The ACLU Complaint paints a frightening depiction of Hennings’ repeated attacks on Watson.   On Sept. 24, 2011, she called the police after she said Hennings struck her in the face with a closed fist. He was arrested for assault in the third degree, and police took photos of her lip. On Nov. 8, 2011, she called the police again and he admitted that he shoved her.  The police arrested Hennings for assault in the third degree again. On Jan. 7, 2012, Watson told the police she was afraid of him and wanted him to leave her home. Once police arrived, he left. On Feb. 22, 2012, she told the police that Hennings hit her and choked her.  Hennings was again arrested for domestic assault in the third degree.

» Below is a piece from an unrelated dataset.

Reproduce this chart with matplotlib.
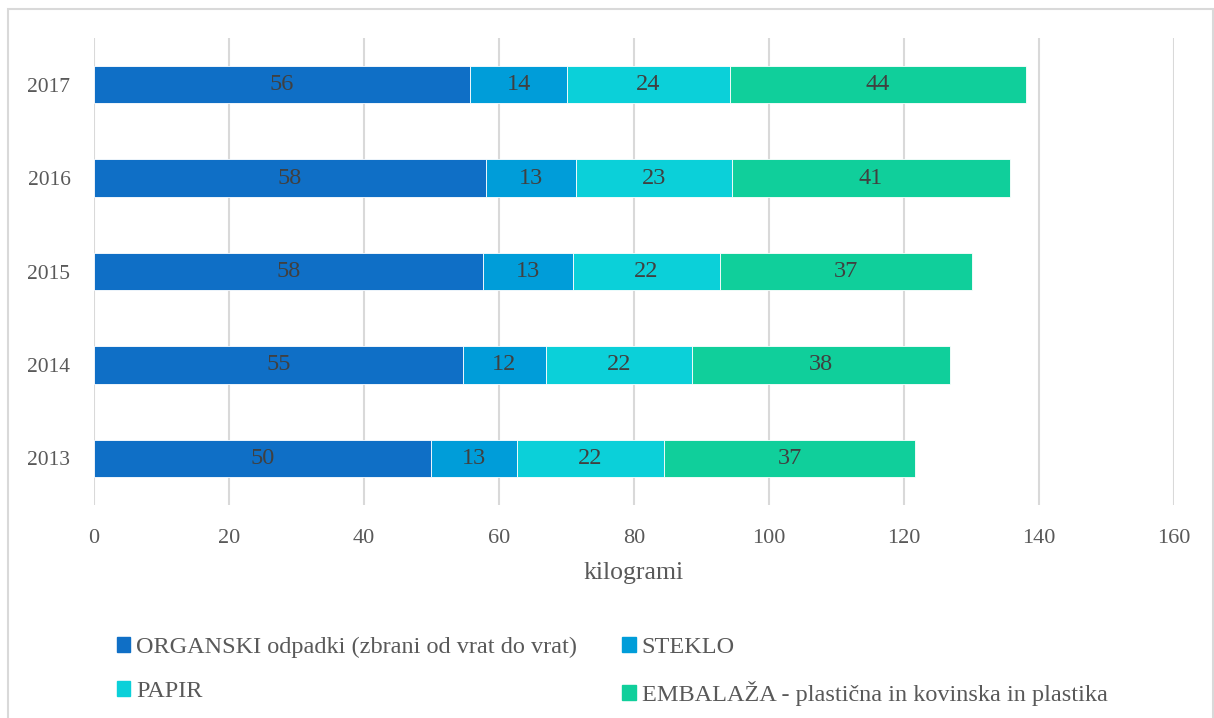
import matplotlib.pyplot as plt
from matplotlib.patches import Rectangle, Patch

# dati (kg na prebivalca)
years = ['2013', '2014', '2015', '2016', '2017']
organski = [49.9, 54.6, 57.6, 58.1, 55.7]
steklo = [12.7, 12.4, 13.3, 13.3, 14.4]
papir = [21.9, 21.6, 21.8, 23.1, 24.1]
embalaza = [37.2, 38.2, 37.3, 41.2, 43.9]

series = [
    ('ORGANSKI odpadki (zbrani od vrat do vrat)', organski, '#0F6FC6'),
    ('STEKLO', steklo, '#009DD9'),
    ('PAPIR', papir, '#0BD0D9'),
    ('EMBALAŽA - plastična in kovinska in plastika', embalaza, '#10CF9B'),
]

plt.rcParams['font.family'] = ['Liberation Serif', 'DejaVu Serif']
text_col = '#595959'

fig = plt.figure(figsize=(12.14, 7.18), dpi=100)
ax = fig.add_axes([94 / 1214, 1 - 505 / 718, 1080 / 1214, 467 / 718])

left = [0.0] * len(years)
for name, vals, col in series:
    bars = ax.barh(years, vals, left=left, height=0.4, color=col,
                   edgecolor='white', linewidth=0.6, label=name, zorder=3)
    ax.bar_label(bars, labels=[f'{v:.0f}' for v in vals], label_type='center',
                 fontsize=17.5, color='#404040')
    left = [a + b for a, b in zip(left, vals)]

ax.set_xlim(0, 160)
ax.set_ylim(-0.5, 4.5)
ax.set_xticks(range(0, 161, 20))
ax.grid(axis='x', color='#D9D9D9', linewidth=1.5, zorder=0)
ax.set_axisbelow(True)
for s in ax.spines.values():
    s.set_visible(False)
ax.tick_params(axis='both', length=0, colors=text_col)
ax.tick_params(axis='y', pad=17, labelsize=15.5)
ax.tick_params(axis='x', pad=17, labelsize=16)
ax.set_xlabel('kilogrami', fontsize=18.5, color=text_col, labelpad=10)

# legenda
handles = [Patch(color=c) for _, _, c in series]
labels = [n for n, _, _ in series]
order = [0, 2, 1, 3]
fig.legend([handles[i] for i in order], [labels[i] for i in order],
           ncol=2, loc='upper left', bbox_to_anchor=(95 / 1214, 1 - 615 / 718),
           frameon=False, fontsize=17.5, labelcolor=text_col,
           handlelength=0.55, handleheight=0.55, handletextpad=0.25,
           columnspacing=1.85, labelspacing=0.95)

# okvir
fig.patches.append(Rectangle((8 / 1214, -0.05), 1205 / 1214, 1.05 - 9 / 718,
                             transform=fig.transFigure, fill=False,
                             edgecolor='#D9D9D9', linewidth=1.5))

fig.savefig('out.png', dpi=100)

Under Maplewood’s local ordinance, more than two calls to police regarding domestic violence within 180 days qualifies as a “nuisance,” as do commission of acts prohibited by federal, state, or local laws at a property. The ordinance does not exempt situations where residents need to call police for help or where they are crime victims. Once Maplewood decides that a nuisance took place, it can revoke the residents’ occupancy permits — which are required to live in Maplewood — and deny new ones for six months, exiling the residents from the city.

Maplewood officials removed the victim from her home and banished from the city because, even according to city’s own records, she made calls for help with domestic violence. Watson lived in Section 8 housing and based on her nuisance violation, she lost her voucher.  She couldn’t afford to pay for housing without the voucher and ended up living on the streets for a period of time before landing in St. Louis.

Photo Credit: In Pictures Ltd./Corbis via Getty Images)

In Watson’s filing and two others, the ACLU lawsuit claims that nuisance ordinances violate the First Amendment right to petition the government for assistance, as well as the rights to travel, equal protection, and due process. The other lawsuits, one in Norristown, Pennsylvania, and one in Surprise, Arizona, were filed on behalf of domestic violence victims and resulted in the repeal of the local laws.